The figure below shows a typical day of heavy hunting on the deployment shown in the previous figure (about 2.5k endpoints). Each of the CPU spikes is a hunt, and most hunts complete in a few minutes. During the hunt CPU load rises to about 160-180% (this is a 2 core VM), but memory remains very stable due to the concurrency controls described above.

Disk space

By far the most important aspects of specing the server is the amount of disk space available. Since Velociraptor uses a simple filesystem to store all its data, it is easy to manage disk space by deleting or archiving old data.

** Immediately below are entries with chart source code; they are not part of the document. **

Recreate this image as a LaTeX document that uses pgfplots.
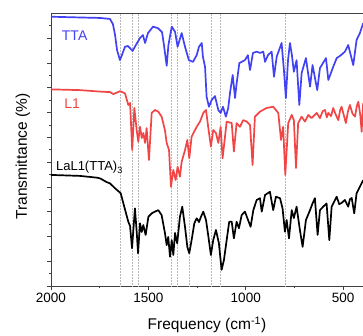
\documentclass[border=0pt]{standalone}
\usepackage{pgfplots}
\pgfplotsset{compat=1.18}
\usepackage{fontspec}
\setmainfont{Liberation Sans}
\definecolor{ttablue}{RGB}{66,66,245}
\definecolor{lred}{RGB}{242,70,70}
\begin{document}
\begin{tikzpicture}
\begin{axis}[
  scale only axis, width=312pt, height=273pt,
  x dir=reverse, xmin=398, xmax=2000, ymin=0, ymax=11.01,
  axis x line*=box, axis y line*=left,
  x axis line style={-, black!75}, y axis line style={-, black!75},
  xtick={2000,1500,1000,500}, minor xtick={1750,1250,750},
  ytick={0,1,...,10}, minor ytick={0.5,1.5,...,10.5},
  yticklabels={},
  xtick pos=bottom, ytick pos=left,
  tick align=outside,
  major tick length=3.5pt, minor tick length=2pt,
  every tick/.style={black!75, line width=0.6pt},
  /pgf/number format/assume math mode=true,
  /pgf/number format/1000 sep={},
  ticklabel style={font=\fontsize{13.5}{16}\selectfont},
  xlabel={Frequency (cm\textsuperscript{-1})},
  ylabel={Transmittance (\%)},
  xlabel style={font=\fontsize{15.5}{18}\selectfont, at={(axis description cs:0.5,-0.161)}, anchor=base},
  ylabel style={font=\fontsize{15.5}{18}\selectfont, at={(axis description cs:-0.077,0.474)}, anchor=base},
  clip=true,
]
% dotted guide lines
\addplot[ycomb, no marks, gray!55, line width=0.5pt, densely dotted] coordinates {
(1646,11.01) (1581,11.01) (1552,11.01) (1380,11.01) (1350,11.01) (1292,11.01) (1177,11.01) (1130,11.01) (795,11.01)};
% TTA
\addplot[ttablue, line width=1.7pt, no marks, line join=round] coordinates {
(2000,10.86) (1851,10.83) (1748,10.81) (1697,10.77) (1682,10.56) (1671,10.12) (1661,9.52) (1646,9.11) (1636,9.31) (1620,9.65) (1605,9.68) (1581,9.48) (1564,9.72) (1543,10.00) (1528,10.12) (1517,9.80) (1502,10.20) (1476,10.46) (1451,10.40) (1430,10.24) (1420,9.72) (1406,8.88) (1397,9.72) (1380,10.46) (1363,10.25) (1350,9.65) (1329,10.20) (1312,9.65) (1292,9.11) (1271,9.04) (1252,9.31) (1240,9.65) (1226,9.80) (1220,9.25) (1209,8.84) (1201,7.63) (1189,7.23) (1175,7.50) (1158,7.66) (1141,7.10) (1129,6.98) (1117,7.23) (1102,6.83) (1090,7.18) (1081,7.78) (1067,8.51) (1055,7.58) (1048,8.10) (1033,8.99) (1004,9.11) (989,9.31) (978,8.71) (963,9.40) (944,9.45) (927,9.40) (910,9.45) (901,9.04) (886,9.31) (867,9.45) (855,8.44) (841,9.25) (816,9.80) (804,8.71) (794,7.58) (783,9.11) (773,9.80) (763,9.31) (753,8.64) (739,9.11) (725,7.30) (713,8.59) (691,9.19) (670,8.04) (657,8.91) (633,7.90) (619,8.79) (588,9.19) (576,8.31) (551,8.84) (533,9.19) (511,9.31) (491,9.45) (474,9.72) (448,8.91) (431,9.92) (414,10.20) (397,10.60)};
% L1
\addplot[lred, line width=1.7pt, no marks, line join=round] coordinates {
(2000,7.93) (1851,7.90) (1748,7.84) (1697,7.82) (1680,7.74) (1656,7.82) (1646,7.86) (1620,7.77) (1603,7.30) (1594,7.38) (1583,5.48) (1572,7.18) (1560,6.29) (1552,5.82) (1543,6.42) (1534,5.97) (1526,6.17) (1517,5.77) (1509,6.37) (1497,5.08) (1483,6.98) (1466,7.10) (1449,7.03) (1432,6.83) (1415,6.29) (1406,5.77) (1394,5.48) (1384,4.00) (1372,4.68) (1360,4.27) (1350,4.81) (1338,4.41) (1329,5.01) (1312,5.48) (1300,5.89) (1290,5.15) (1278,6.02) (1252,6.42) (1235,6.63) (1218,6.98) (1204,7.10) (1193,6.42) (1179,5.62) (1167,6.29) (1153,6.17) (1141,5.77) (1129,6.42) (1119,5.15) (1098,6.63) (1072,6.57) (1061,5.42) (1047,6.57) (1030,6.42) (1013,6.69) (995,6.63) (978,6.49) (965,4.88) (953,6.83) (927,7.03) (893,7.18) (859,7.23) (833,6.98) (819,5.89) (808,6.42) (797,4.48) (782,6.57) (764,6.90) (753,6.69) (742,4.76) (731,6.57) (713,6.83) (696,6.63) (679,6.90) (662,6.77) (636,6.98) (619,6.77) (605,7.05) (593,7.10) (584,6.80) (576,6.98) (562,6.85) (551,7.18) (540,6.95) (525,6.69) (515,7.10) (508,7.23) (497,6.90) (486,6.57) (475,7.05) (465,7.30) (452,6.95) (439,6.83) (430,7.25) (422,7.43) (412,6.90) (405,6.22) (397,7.38)};
% LaL1(TTA)3
\addplot[black, line width=1.7pt, no marks, line join=round] coordinates {
(2000,4.48) (1851,4.44) (1765,4.37) (1748,4.34) (1714,4.19) (1697,4.14) (1671,3.94) (1642,3.74) (1629,3.35) (1615,2.94) (1603,2.59) (1594,2.42) (1584,1.52) (1569,3.13) (1560,2.19) (1553,1.32) (1543,2.53) (1534,2.18) (1526,2.46) (1514,2.06) (1500,2.79) (1483,2.93) (1466,3.00) (1449,3.06) (1432,2.86) (1415,2.14) (1406,1.65) (1398,1.98) (1389,1.18) (1380,1.85) (1372,1.25) (1363,2.14) (1352,1.72) (1338,2.79) (1326,3.20) (1312,2.39) (1300,1.58) (1290,1.32) (1278,1.85) (1264,2.53) (1252,2.73) (1240,2.58) (1230,2.79) (1218,3.00) (1204,2.66) (1193,2.06) (1179,1.25) (1167,1.85) (1153,2.26) (1138,1.73) (1124,0.65) (1112,1.05) (1098,1.85) (1085,2.59) (1072,2.59) (1061,1.92) (1047,2.59) (1035,2.33) (1021,2.86) (1004,3.00) (992,2.74) (975,2.39) (961,3.06) (944,3.47) (927,3.54) (918,3.00) (901,3.67) (876,3.80) (859,3.06) (845,3.60) (824,3.54) (811,3.13) (799,2.19) (790,2.66) (778,1.92) (764,3.06) (753,2.74) (739,3.20) (722,2.26) (708,1.58) (691,2.66) (670,3.06) (657,3.33) (645,3.54) (631,2.06) (619,3.06) (602,3.20) (585,3.33) (571,1.85) (559,3.20) (533,3.60) (520,3.30) (508,3.35) (491,3.47) (474,3.20) (465,3.50) (456,3.55) (443,2.93) (431,3.74) (414,4.00) (397,4.27)};
\node[anchor=base west, text=ttablue, font=\fontsize{14}{16}\selectfont] at (axis cs:1962,9.92) {TTA};
\node[anchor=base west, text=lred, font=\fontsize{14}{16}\selectfont] at (axis cs:1950,7.16) {L1};
\node[anchor=base west, text=black, font=\fontsize{13}{16}\selectfont] at (axis cs:1992,4.64) {LaL1(TTA)$_{\mathrm{3}}$};
\end{axis}
\pgfresetboundingbox
\path[use as bounding box] ([shift={(-51pt,-49pt)}]current axis.south west) rectangle ([shift={(0pt,13pt)}]current axis.north east);
\end{tikzpicture}
\end{document}
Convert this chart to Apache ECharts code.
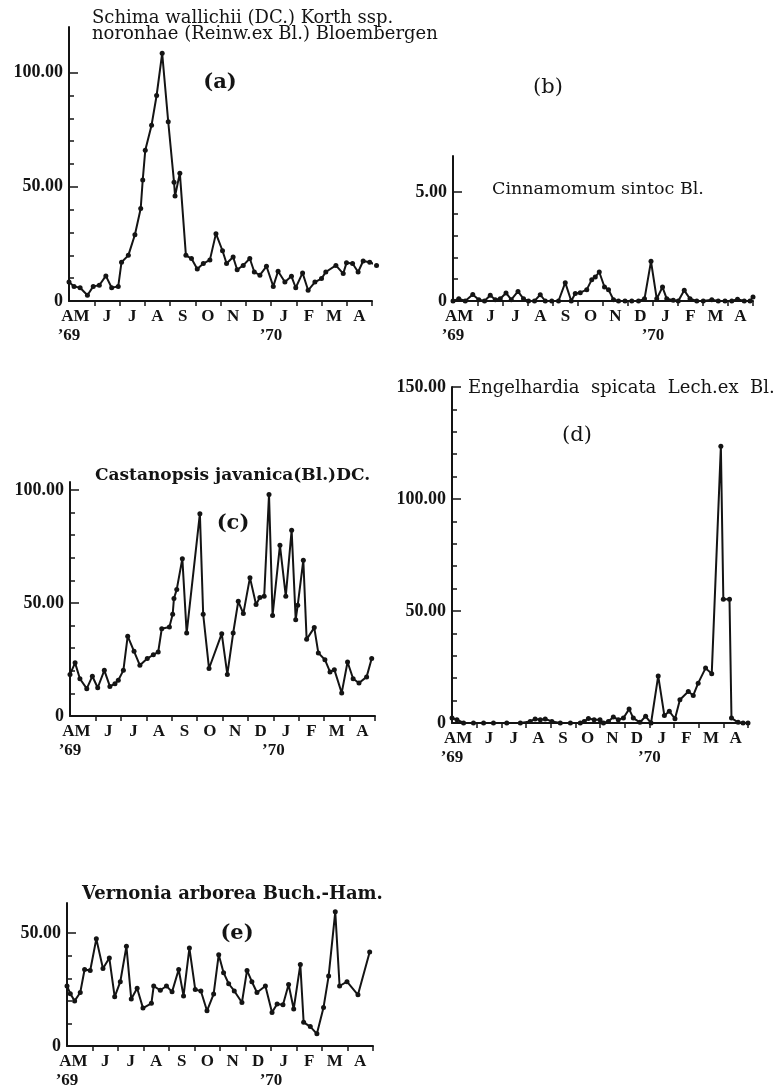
<!DOCTYPE html>
<html>
<head>
<meta charset="utf-8">
<script src="https://cdn.jsdelivr.net/npm/echarts@6/dist/echarts.min.js"></script>
<style>
  html, body { margin: 0; background: #fff; }
  #main { width: 779px; height: 1089px; }
</style>
</head>
<body>
<div id="main"></div>
<script>
// month bands along every x axis (x is in months since end of April '69)
const monthLabels = ['AM', 'J', 'J', 'A', 'S', 'O', 'N', 'D', 'J', 'F', 'M', 'A'];
const monthLabelPos = [0.25, 1.5, 2.5, 3.5, 4.5, 5.5, 6.5, 7.5, 8.5, 9.5, 10.5, 11.5];
const monthTicks = [1, 2, 3, 4, 5, 6, 7, 8, 9, 10, 11, 12];
const yearLabels = ['’69', '’70'];
const yearPos = [0, 8];

// (a) Schima wallichii
const aX = [0,0.2,0.44,0.73,0.96,1.2,1.46,1.69,1.95,2.08,2.35,2.61,2.84,2.92,3.02,3.27,3.47,3.69,3.93,4.16,4.2,4.39,4.63,4.85,5.08,5.32,5.58,5.82,6.08,6.24,6.5,6.66,6.9,7.16,7.34,7.56,7.82,8.09,8.28,8.55,8.81,8.98,9.25,9.47,9.74,10,10.17,10.57,10.86,10.99,11.23,11.45,11.65,11.91,12.18];
const aY = [8.3,6.4,5.8,2.5,6.4,6.9,11,5.8,6.4,17,20,29,40.5,53,66,77,90,108.5,78.5,52,46,56,20,18.6,14,16.4,18,29.5,22,16.4,19.3,13.7,15.6,18.6,12.7,11.3,15.2,6.4,13,8.3,10.8,5.8,12.3,4.7,8.3,9.8,12.7,15.6,12,16.7,16.4,12.7,17.5,17,15.6];

// (b) Cinnamomum sintoc
const bX = [0,0.23,0.49,0.79,1.03,1.26,1.49,1.69,1.89,2.12,2.33,2.6,2.82,3.02,3.26,3.49,3.69,3.95,4.22,4.49,4.73,4.89,5.09,5.35,5.55,5.69,5.85,6.06,6.22,6.42,6.62,6.88,7.15,7.42,7.66,7.92,8.15,8.38,8.55,8.81,9.01,9.25,9.48,9.75,10.01,10.35,10.61,10.88,11.15,11.38,11.65,11.88,12];
const bY = [0,0.1,0,0.3,0.06,0,0.26,0.06,0.1,0.37,0.06,0.44,0.1,0,0,0.29,0,0,0,0.84,0,0.34,0.38,0.52,0.98,1.1,1.33,0.64,0.52,0.06,0,0,0,0,0.1,1.82,0.1,0.64,0.1,0.03,0,0.49,0.1,0,0,0.06,0,0,0,0.08,0,0,0.18];

// (c) Castanopsis javanica
const cX = [0,0.2,0.39,0.66,0.88,1.09,1.35,1.57,1.77,1.9,2.1,2.27,2.52,2.75,3.04,3.28,3.47,3.61,3.91,4.04,4.09,4.2,4.42,4.59,5.11,5.24,5.47,5.97,6.19,6.42,6.62,6.82,7.08,7.32,7.47,7.64,7.83,7.97,8.26,8.49,8.72,8.88,8.96,9.18,9.31,9.61,9.77,10.03,10.23,10.4,10.69,10.92,11.14,11.37,11.67,11.87];
const cY = [18.4,23.5,16.5,12.1,17.6,12.5,20.2,13.1,14.3,15.8,20.2,35.3,28.6,22.4,25.4,27.1,28.3,38.6,39.4,45,52,56,69.6,36.7,89.5,45,21,36.4,18.4,36.7,50.7,45.3,61.2,49.3,52.4,53,98,44.5,75.5,53,82.2,42.6,49,68.9,33.9,39.1,27.9,24.9,19.5,20.5,10.2,23.9,16.5,14.6,17.3,25.4];

// (d) Engelhardia spicata
const dX = [0,0.2,0.47,0.87,1.28,1.68,2.22,2.77,3.17,3.37,3.58,3.78,4.05,4.39,4.8,5.2,5.36,5.53,5.76,6.0,6.14,6.34,6.54,6.74,6.95,7.18,7.35,7.62,7.85,8.07,8.36,8.61,8.81,9.04,9.24,9.58,9.78,9.98,10.28,10.53,10.9,11.0,11.25,11.33,11.6,11.8,12];
const dY = [2.2,1.5,0,0,0,0,0,0,0.7,1.8,1.5,1.8,0.7,0,0,0,0.7,2,1.5,1.5,0,0.7,2.7,1.5,2.2,6.2,2.2,0.3,3,0,21,3.3,5.2,1.9,10.4,14.1,12.3,17.8,24.5,22,123.5,55.2,55.2,2.2,0.3,0,0];

// (e) Vernonia arborea
const eX = [0,0.13,0.3,0.52,0.69,0.91,1.15,1.41,1.66,1.87,2.09,2.33,2.52,2.75,2.98,3.31,3.4,3.66,3.9,4.12,4.38,4.57,4.8,5.03,5.25,5.49,5.75,5.95,6.14,6.34,6.56,6.86,7.06,7.25,7.45,7.78,8.04,8.24,8.47,8.69,8.89,9.15,9.28,9.54,9.8,10.06,10.26,10.52,10.69,10.98,11.41,11.87];
const eY = [26.6,23.2,20,23.7,33.9,33.5,47.5,34.4,39,21.8,28.5,44.2,20.8,25.6,16.8,18.9,26.6,24.7,26.6,24,33.9,22.2,43.4,25,24.4,15.6,23,40.5,32.5,27.6,24.4,19.3,33.5,28.5,23.7,26.6,14.9,18.6,18.3,27.3,16.4,36.1,10.5,8.6,5.4,17.1,31,59.5,26.6,28.5,22.7,41.7];

const ink = '#141414';
const tickFont = 'Liberation Serif';

// layout of each panel: grid box, y range, labelled/major/minor ticks
const panels = [
  { xs: aX, ys: aY, box: [69, 27, 303, 274], max: 120, labels: [0, 50, 100], major: [50, 100], minor: [10, 20, 30, 40, 60, 70, 80, 90] },
  { xs: bX, ys: bY, box: [453, 156, 300, 145], max: 6.65, labels: [0, 5], major: [5], minor: [1, 2, 3, 4] },
  { xs: cX, ys: cY, box: [70, 482, 305, 234], max: 103.5, labels: [0, 50, 100], major: [50, 100], minor: [10, 20, 30, 40, 60, 70, 80, 90] },
  { xs: dX, ys: dY, box: [452, 387, 296, 336], max: 150, labels: [0, 50, 100, 150], major: [50, 100, 150], minor: [10, 20, 30, 40, 60, 70, 80, 90, 110, 120, 130, 140] },
  { xs: eX, ys: eY, box: [67, 903, 306, 144.5], max: 63.4, labels: [0, 50], major: [50], minor: [10, 20, 30, 40] }
];

const grid = [], xAxis = [], yAxis = [], series = [];
panels.forEach((p, i) => {
  grid.push({ left: p.box[0], top: p.box[1], width: p.box[2], height: p.box[3] });
  xAxis.push({
    type: 'value', gridIndex: i, min: 0, max: 12, position: 'bottom',
    axisLine: { lineStyle: { color: ink, width: 2 } },
    axisTick: { customValues: monthTicks, length: 5, lineStyle: { color: ink, width: 1.5 } },
    axisLabel: {
      customValues: monthLabelPos, formatter: v => monthLabels[Math.floor(v)],
      margin: 7, color: ink, fontFamily: tickFont, fontWeight: 'bold', fontSize: 17
    },
    splitLine: { show: false }
  });
  xAxis.push({
    type: 'value', gridIndex: i, min: 0, max: 12, position: 'bottom',
    axisLine: { show: false }, axisTick: { show: false },
    axisLabel: {
      customValues: yearPos, formatter: v => yearLabels[v === 0 ? 0 : 1],
      margin: 26, color: ink, fontFamily: tickFont, fontWeight: 'bold', fontSize: 17
    },
    splitLine: { show: false }
  });
  yAxis.push({
    type: 'value', gridIndex: i, min: 0, max: p.max, position: 'left',
    axisLine: { show: true, lineStyle: { color: ink, width: 2 } },
    axisTick: { show: true, inside: true, customValues: p.minor, length: 5, lineStyle: { color: ink, width: 1.5 } },
    axisLabel: {
      customValues: p.labels, formatter: v => v === 0 ? '0' : v.toFixed(2),
      margin: 6, color: ink, fontFamily: tickFont, fontWeight: 'bold', fontSize: 18
    },
    splitLine: { show: false }
  });
  yAxis.push({
    type: 'value', gridIndex: i, min: 0, max: p.max, position: 'left',
    axisLine: { show: false },
    axisTick: { show: true, inside: true, customValues: p.major, length: 9, lineStyle: { color: ink, width: 1.5 } },
    axisLabel: { show: false },
    splitLine: { show: false }
  });
  series.push({
    type: 'line', xAxisIndex: 2 * i, yAxisIndex: 2 * i,
    data: p.xs.map((x, k) => [x, p.ys[k]]),
    symbol: 'circle', symbolSize: 5, clip: false,
    lineStyle: { color: ink, width: 2 },
    itemStyle: { color: ink }
  });
});

function label(text, x, y, font, align) {
  return {
    type: 'text', x: x, y: y, silent: true,
    style: { text: text, font: font, fill: ink, textAlign: align || 'left', textVerticalAlign: 'middle' }
  };
}
const titleFont = '18px "DejaVu Serif"';

const chart = echarts.init(document.getElementById('main'));
chart.setOption({
  animation: false,
  backgroundColor: '#fff',
  grid: grid,
  xAxis: xAxis,
  yAxis: yAxis,
  series: series,
  graphic: [
    label('Schima wallichii (DC.) Korth ssp.', 92, 18, titleFont),
    label('noronhae (Reinw.ex Bl.) Bloembergen', 92, 34, titleFont),
    label('(a)', 220, 83, 'bold 21px "DejaVu Serif"', 'center'),
    label('(b)', 548, 88, '21px "DejaVu Serif"', 'center'),
    label('Cinnamomum sintoc Bl.', 492, 189, '17.5px "DejaVu Serif"'),
    label('Castanopsis javanica(Bl.)DC.', 95, 476, 'bold 17px "DejaVu Serif"'),
    label('(c)', 233, 524, 'bold 21px "DejaVu Serif"', 'center'),
    label('Engelhardia  spicata  Lech.ex  Bl.', 468, 388, titleFont),
    label('(d)', 577, 436, '21px "DejaVu Serif"', 'center'),
    label('Vernonia arborea Buch.-Ham.', 82, 894, 'bold 18px "DejaVu Serif"'),
    label('(e)', 237, 934, 'bold 21px "DejaVu Serif"', 'center')
  ]
});
</script>
</body>
</html>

It is very easy to fill up disk space with Velociraptor because it is so fast and responsive. For example issuing a large triage file collection for user’s web browser related files might include on average 500Mb of Internet cache files per client - on a 10,000 machine deployment this will collect 5tb of data! Since Velociraptor is very fast, if you have excellent connectivity to your endpoints, you will fill up the disk in a matter of hours!

Always be aware of the multiplicative effect of scale. In many cases it might require a change of mindset - if you are most familiar with interactive “traditional” digital forensics it might require re-thinking your approach when scaling up investigations and issuing more surgical artifact collections.

If your disk fills, The Velociraptor frontend will be unable to receive any data from endpoints (will begin serving 500 responses). Due to Velociraptor’s architecture, clients will queue up outgoing messages to the server in their local buffer file (by default up to 1Gb).

This might result in a situation where after clearing the disk space, Velociraptor will immediately fill it up again with more data queued to be sent by the clients. If this happens you need to stop active hunts to actively remove their results from clients’ buffer files.

The following describes the directories one typically finds in the filestore directory:

acl : This contains the ACL policies for all users.
artifact_definitions: This contains custom artifacts that were added through the GUI
client_index and clients: These contains information collected from all clients. It is possible to completely remove these directories and restart the server. Clients will simply re-enrol automatically.
config: This directory contains server specific configuration that is changed through the GUI.
downloads: Contains Zip files prepared via the GUI’s “Prepare Download” button.
hunt_index and hunt: contain metadata related to managing current hunts. It does not typically contain a lot of data.
notebooks contains the user created post processing and analysis notebooks. You probably do not want to remove these.
server_artifacts store the results of collection Server Artifacts in the GUI.
users contains information about all GUI users.

The majority of the disk usage appears in the clients directory so it is worth aggressively managing that usage.

In the AWS cloud it is possible to resize disk space dynamically. See Requesting Modifications to Your EBS Volumes and Extending a Linux File System After Resizing a Volume . You can do this without even restarting the server.

Setting up monitoring.

To set up monitoring for Velociraptor servers you will need to install both Graphana and Prometheus.

Setting up Prometheus

Prometheus will scrape the Velociraptor server monitoring port and record time series of critical server state. You can use the provided prometheus.yaml file without change and launch prometheus like this:

$ prometheus  --config.file velociraptor.yml

Setting up Graphana

Graphana is a graphing package which helps to visualize the Prometheus data. Graphana is very easy to use and can be configured using its web interface.

First add Prometheus as a data source.

You can import the graphana.json file as a new dashboard. This is a good starting point for a useful monitoring dashboard and will show the following graphs:

Flow completion rate in flows/second - this gives an indication of active hunts and how busy the server is.
Client current connections - shows how many clients are currently connected to the server.
Resident memory size - shows how much memory the server is using.
CPU Load - shows how much cpu the server is currently using.